* [Description of the task]: Locate the string "chart" in the listing below. Copy every line where it is found.

* [Listed records]:
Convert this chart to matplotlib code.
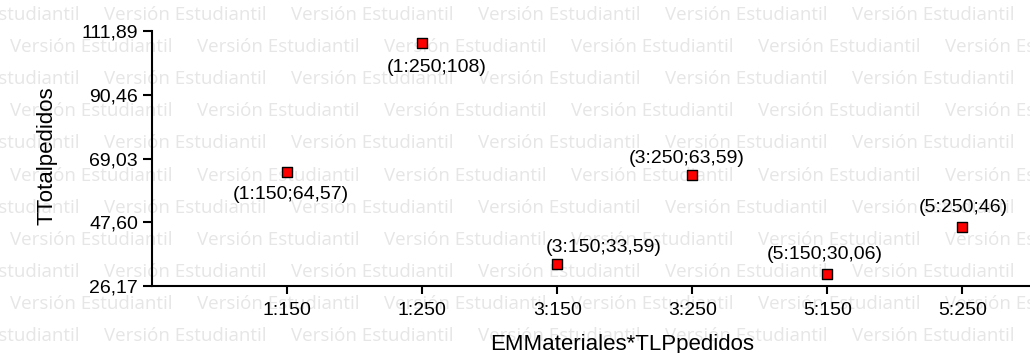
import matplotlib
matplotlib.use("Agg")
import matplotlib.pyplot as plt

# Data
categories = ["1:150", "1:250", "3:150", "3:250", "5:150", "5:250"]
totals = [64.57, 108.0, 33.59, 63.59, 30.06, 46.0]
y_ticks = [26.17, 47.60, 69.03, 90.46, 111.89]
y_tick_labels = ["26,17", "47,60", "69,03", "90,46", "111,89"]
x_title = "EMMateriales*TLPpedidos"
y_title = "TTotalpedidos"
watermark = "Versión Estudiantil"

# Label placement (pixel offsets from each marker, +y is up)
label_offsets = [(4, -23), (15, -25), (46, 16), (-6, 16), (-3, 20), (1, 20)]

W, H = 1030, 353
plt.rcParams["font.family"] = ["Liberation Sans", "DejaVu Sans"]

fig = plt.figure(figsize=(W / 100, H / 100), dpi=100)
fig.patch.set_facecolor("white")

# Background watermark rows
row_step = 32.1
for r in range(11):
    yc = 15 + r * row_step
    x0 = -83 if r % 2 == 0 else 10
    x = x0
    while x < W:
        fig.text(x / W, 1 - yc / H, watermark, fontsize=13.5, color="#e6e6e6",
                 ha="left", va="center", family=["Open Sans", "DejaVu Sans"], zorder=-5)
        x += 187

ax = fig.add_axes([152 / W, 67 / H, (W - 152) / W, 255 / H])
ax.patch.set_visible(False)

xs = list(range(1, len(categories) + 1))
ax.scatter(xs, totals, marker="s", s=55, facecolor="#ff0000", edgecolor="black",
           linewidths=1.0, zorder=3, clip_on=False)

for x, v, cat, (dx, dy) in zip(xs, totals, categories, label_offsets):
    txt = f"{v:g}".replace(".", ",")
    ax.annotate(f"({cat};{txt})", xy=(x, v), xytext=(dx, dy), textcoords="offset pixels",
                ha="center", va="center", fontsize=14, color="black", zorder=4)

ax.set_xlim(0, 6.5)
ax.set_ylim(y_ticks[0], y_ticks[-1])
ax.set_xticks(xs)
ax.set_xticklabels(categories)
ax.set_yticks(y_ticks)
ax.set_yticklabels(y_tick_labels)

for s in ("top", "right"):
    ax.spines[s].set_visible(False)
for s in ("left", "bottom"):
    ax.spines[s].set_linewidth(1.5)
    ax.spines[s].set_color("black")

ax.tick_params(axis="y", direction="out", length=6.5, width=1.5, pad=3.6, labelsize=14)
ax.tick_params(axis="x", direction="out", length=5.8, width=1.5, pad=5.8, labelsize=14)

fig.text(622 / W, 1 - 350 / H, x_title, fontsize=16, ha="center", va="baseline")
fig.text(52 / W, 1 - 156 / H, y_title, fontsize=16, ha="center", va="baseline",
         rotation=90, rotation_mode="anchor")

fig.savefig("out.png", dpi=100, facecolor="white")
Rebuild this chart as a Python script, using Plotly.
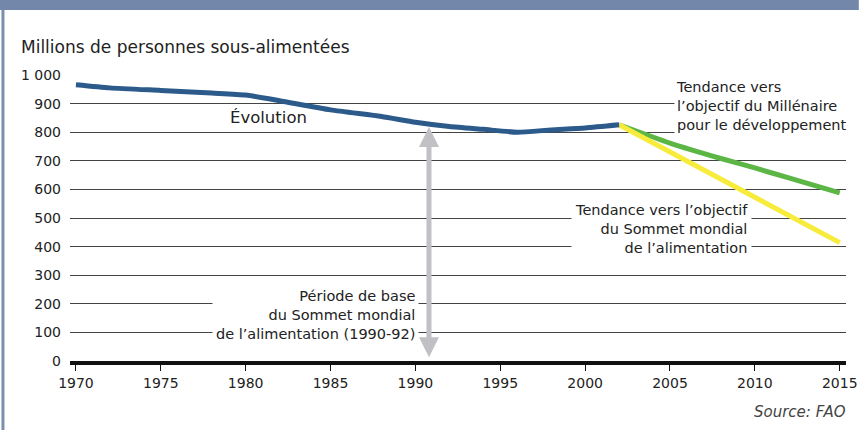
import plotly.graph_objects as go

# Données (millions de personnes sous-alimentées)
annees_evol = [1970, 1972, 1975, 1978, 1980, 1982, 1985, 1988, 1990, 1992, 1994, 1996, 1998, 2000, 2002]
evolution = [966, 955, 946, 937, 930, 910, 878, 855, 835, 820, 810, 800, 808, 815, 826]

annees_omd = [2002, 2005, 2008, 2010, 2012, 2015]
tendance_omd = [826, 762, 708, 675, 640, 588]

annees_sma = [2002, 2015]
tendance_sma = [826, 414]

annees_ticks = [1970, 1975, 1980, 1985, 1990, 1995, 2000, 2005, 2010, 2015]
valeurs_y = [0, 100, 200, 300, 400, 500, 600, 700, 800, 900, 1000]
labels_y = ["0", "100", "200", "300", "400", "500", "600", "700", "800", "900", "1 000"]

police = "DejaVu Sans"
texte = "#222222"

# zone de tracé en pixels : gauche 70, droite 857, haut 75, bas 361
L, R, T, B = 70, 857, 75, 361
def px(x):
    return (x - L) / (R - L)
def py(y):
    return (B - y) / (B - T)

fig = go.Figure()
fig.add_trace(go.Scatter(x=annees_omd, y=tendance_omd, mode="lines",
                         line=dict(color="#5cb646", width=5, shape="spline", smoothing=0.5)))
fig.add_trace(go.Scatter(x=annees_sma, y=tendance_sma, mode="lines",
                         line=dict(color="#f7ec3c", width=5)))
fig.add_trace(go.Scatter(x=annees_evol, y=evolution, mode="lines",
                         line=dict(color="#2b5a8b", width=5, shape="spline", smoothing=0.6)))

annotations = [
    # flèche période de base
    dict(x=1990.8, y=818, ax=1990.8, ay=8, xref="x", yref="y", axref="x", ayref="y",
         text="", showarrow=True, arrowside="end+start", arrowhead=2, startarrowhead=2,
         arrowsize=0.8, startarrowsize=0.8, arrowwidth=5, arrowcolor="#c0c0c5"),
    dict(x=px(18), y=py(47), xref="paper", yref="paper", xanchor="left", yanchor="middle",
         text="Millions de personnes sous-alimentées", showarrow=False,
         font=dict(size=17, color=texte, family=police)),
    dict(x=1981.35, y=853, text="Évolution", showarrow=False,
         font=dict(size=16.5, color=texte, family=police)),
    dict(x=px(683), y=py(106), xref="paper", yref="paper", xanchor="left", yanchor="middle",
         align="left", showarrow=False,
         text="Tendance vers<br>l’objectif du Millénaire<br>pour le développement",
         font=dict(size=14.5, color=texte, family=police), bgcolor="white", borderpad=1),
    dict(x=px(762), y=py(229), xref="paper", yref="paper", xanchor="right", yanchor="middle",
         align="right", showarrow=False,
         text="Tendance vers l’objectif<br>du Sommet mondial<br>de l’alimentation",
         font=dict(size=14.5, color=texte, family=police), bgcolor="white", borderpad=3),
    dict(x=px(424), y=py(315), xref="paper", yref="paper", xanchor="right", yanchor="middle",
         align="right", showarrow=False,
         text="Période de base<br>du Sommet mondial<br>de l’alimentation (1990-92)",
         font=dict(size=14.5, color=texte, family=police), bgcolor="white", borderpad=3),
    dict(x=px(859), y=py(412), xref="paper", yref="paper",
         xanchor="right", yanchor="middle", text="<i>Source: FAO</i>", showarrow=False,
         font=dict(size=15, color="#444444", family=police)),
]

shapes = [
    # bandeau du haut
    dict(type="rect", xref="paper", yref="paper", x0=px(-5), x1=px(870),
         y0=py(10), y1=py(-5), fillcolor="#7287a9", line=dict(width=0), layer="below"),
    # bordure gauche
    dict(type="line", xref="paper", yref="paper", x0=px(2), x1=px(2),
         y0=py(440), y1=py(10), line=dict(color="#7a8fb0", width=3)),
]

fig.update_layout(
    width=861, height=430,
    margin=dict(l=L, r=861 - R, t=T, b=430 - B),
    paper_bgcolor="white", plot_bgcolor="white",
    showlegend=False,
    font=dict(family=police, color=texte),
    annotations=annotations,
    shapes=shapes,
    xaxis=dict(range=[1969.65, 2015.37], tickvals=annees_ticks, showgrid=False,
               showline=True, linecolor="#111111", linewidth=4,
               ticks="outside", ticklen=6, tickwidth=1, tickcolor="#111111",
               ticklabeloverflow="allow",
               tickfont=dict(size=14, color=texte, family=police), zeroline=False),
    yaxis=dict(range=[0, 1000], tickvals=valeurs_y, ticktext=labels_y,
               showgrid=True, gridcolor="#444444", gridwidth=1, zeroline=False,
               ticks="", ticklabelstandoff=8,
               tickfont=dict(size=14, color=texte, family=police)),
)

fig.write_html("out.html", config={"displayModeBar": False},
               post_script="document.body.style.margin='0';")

* [Completed task]:
Convert this chart to matplotlib code.
Rebuild this chart as a Python script, using Plotly.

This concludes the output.